The out basket: She doesn’t exaggerate the condition of the area in front of their theater. While it would be hard for someone to fall “into” one of the depressions, they could be ankle breakers. But is will be up to the building owner to fix them.
Mark Dorsey, the public works director, likened the situation to that of a sidewalk, for which the abutting landowner is responsible if it deteriorates – or is covered with snow, for that a matter.
“Basically only roadway improvements are maintained under state law,” he said, “whereby roadway improvements include the 1) the travelled way and 2) the shoulder. The state and the city only maintain the portion of the roadway included within the roadway improvement.

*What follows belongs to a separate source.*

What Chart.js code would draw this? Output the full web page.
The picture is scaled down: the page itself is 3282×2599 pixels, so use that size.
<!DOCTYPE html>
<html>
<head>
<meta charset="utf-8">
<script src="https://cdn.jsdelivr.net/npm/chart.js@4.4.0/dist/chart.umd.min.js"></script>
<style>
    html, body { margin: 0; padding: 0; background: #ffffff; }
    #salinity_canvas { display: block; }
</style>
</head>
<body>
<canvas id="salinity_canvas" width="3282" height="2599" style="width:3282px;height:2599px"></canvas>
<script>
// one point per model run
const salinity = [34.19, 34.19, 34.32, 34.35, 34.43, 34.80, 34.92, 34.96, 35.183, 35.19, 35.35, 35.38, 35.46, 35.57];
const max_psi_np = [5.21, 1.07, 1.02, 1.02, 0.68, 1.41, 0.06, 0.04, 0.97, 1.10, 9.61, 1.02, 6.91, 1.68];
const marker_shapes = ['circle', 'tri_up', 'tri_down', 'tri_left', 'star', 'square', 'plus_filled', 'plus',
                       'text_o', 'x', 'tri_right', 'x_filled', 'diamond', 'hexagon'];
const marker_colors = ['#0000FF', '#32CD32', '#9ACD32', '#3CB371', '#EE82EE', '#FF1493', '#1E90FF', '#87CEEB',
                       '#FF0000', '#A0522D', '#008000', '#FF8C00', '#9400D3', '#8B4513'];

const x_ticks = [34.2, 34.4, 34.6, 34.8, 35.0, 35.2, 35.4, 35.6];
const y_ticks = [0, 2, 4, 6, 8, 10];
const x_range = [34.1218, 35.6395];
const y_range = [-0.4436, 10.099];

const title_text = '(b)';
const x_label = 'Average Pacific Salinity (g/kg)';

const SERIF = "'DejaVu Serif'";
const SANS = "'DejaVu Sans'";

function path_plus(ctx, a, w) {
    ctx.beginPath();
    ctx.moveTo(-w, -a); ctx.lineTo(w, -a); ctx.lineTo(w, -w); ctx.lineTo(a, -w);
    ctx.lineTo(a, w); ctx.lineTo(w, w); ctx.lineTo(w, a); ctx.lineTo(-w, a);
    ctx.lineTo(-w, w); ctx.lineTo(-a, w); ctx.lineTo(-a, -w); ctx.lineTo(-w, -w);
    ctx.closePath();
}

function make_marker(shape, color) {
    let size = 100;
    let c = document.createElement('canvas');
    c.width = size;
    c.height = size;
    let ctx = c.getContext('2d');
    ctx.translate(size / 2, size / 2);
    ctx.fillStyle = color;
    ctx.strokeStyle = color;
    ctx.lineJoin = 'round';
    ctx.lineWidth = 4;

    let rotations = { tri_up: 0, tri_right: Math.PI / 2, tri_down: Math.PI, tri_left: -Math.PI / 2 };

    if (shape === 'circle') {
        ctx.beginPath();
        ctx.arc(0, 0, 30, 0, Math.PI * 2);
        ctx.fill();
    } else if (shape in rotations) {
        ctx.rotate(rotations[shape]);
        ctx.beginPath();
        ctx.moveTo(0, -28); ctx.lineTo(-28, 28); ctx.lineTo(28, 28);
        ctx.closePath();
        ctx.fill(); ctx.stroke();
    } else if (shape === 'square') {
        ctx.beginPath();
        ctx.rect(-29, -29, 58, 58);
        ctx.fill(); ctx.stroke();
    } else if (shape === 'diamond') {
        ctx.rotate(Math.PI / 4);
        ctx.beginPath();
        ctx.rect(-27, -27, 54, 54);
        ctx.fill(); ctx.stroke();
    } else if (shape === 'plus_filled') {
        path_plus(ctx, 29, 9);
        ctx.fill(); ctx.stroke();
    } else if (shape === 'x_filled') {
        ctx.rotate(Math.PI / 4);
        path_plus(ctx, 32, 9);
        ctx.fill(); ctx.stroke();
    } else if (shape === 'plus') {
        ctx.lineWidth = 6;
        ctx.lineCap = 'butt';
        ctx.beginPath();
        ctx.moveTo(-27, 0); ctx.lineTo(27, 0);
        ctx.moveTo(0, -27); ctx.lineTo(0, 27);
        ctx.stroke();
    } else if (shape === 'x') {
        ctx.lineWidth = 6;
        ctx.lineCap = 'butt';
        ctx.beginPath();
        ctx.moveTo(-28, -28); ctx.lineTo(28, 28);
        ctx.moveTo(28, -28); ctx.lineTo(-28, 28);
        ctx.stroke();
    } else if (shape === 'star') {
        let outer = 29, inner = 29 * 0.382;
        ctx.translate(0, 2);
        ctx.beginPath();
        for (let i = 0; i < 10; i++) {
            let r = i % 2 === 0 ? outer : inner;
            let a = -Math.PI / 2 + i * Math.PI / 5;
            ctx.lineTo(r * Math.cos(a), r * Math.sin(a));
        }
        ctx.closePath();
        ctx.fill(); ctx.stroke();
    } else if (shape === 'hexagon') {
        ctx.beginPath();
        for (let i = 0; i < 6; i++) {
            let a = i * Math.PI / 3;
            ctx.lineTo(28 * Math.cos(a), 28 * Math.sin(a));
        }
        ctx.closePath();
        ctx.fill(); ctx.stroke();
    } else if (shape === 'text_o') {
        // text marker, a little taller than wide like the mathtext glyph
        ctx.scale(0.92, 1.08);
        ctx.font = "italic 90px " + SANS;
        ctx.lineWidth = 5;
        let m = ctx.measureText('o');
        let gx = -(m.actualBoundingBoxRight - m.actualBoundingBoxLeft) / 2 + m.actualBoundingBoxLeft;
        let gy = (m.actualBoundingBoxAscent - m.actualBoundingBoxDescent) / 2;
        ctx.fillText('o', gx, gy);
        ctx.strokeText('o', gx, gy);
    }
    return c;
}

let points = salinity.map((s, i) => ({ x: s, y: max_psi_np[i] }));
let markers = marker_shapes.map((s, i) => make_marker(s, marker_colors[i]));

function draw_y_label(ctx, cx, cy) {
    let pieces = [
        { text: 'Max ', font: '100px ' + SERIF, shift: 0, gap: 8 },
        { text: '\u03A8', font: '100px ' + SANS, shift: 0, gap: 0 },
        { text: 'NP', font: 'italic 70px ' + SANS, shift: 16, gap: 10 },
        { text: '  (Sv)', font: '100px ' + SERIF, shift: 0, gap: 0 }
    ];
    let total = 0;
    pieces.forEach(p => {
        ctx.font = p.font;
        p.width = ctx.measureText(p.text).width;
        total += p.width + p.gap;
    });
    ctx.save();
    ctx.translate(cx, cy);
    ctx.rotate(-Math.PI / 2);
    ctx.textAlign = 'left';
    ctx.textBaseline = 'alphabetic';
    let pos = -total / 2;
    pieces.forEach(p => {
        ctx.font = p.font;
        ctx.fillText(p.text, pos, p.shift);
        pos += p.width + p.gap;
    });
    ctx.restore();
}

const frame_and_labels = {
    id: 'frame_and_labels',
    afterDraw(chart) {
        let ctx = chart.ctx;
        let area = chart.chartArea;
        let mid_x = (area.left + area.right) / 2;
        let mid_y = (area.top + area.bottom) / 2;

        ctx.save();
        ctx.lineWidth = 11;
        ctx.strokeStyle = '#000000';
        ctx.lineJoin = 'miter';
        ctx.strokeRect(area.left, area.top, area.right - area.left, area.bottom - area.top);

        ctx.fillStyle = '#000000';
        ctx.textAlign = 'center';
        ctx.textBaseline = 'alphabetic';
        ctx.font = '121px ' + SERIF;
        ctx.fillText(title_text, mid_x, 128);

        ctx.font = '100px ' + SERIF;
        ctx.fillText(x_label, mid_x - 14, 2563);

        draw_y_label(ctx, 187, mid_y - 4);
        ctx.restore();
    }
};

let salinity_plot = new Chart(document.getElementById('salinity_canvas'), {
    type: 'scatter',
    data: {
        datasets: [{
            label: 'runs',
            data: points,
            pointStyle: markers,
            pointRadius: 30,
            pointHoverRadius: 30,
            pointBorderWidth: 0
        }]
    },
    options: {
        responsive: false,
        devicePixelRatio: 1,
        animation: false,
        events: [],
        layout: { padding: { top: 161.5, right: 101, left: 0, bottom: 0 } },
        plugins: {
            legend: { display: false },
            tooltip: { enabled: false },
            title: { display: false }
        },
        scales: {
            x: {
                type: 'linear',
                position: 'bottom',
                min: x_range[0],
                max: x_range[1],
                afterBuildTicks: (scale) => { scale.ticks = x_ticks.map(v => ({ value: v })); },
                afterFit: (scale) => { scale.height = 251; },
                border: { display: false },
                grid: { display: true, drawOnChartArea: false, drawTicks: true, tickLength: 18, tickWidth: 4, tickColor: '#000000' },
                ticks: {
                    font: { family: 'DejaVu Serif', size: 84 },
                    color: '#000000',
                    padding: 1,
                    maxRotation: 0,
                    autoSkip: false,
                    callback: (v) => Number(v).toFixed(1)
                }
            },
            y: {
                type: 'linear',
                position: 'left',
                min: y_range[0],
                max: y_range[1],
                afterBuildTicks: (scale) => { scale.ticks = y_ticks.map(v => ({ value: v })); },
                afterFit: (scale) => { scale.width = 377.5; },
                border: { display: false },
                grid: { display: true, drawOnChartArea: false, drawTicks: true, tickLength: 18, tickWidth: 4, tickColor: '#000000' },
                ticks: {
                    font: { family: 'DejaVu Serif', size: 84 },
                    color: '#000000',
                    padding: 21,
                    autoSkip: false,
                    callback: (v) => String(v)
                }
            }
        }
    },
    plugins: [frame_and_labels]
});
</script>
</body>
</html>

“In the case of the approach/parking lot for the WWCA,” he said, “two-thirds….of their parking lot and their approach is located within the right-of-way.
“What she is basically asking the city to do is pave their approach and private parking lot using taxpayer money. There are thousands of examples throughout the state where either parking lots, driveways and/or commercial approaches are located within right of way…..but that doesn’t mean it’s maintained by the taxpayers.
“The same is true for sidewalks…..it’s the adjoining property owner’s responsibility to maintain their segment of the sidewalk,” Mark said.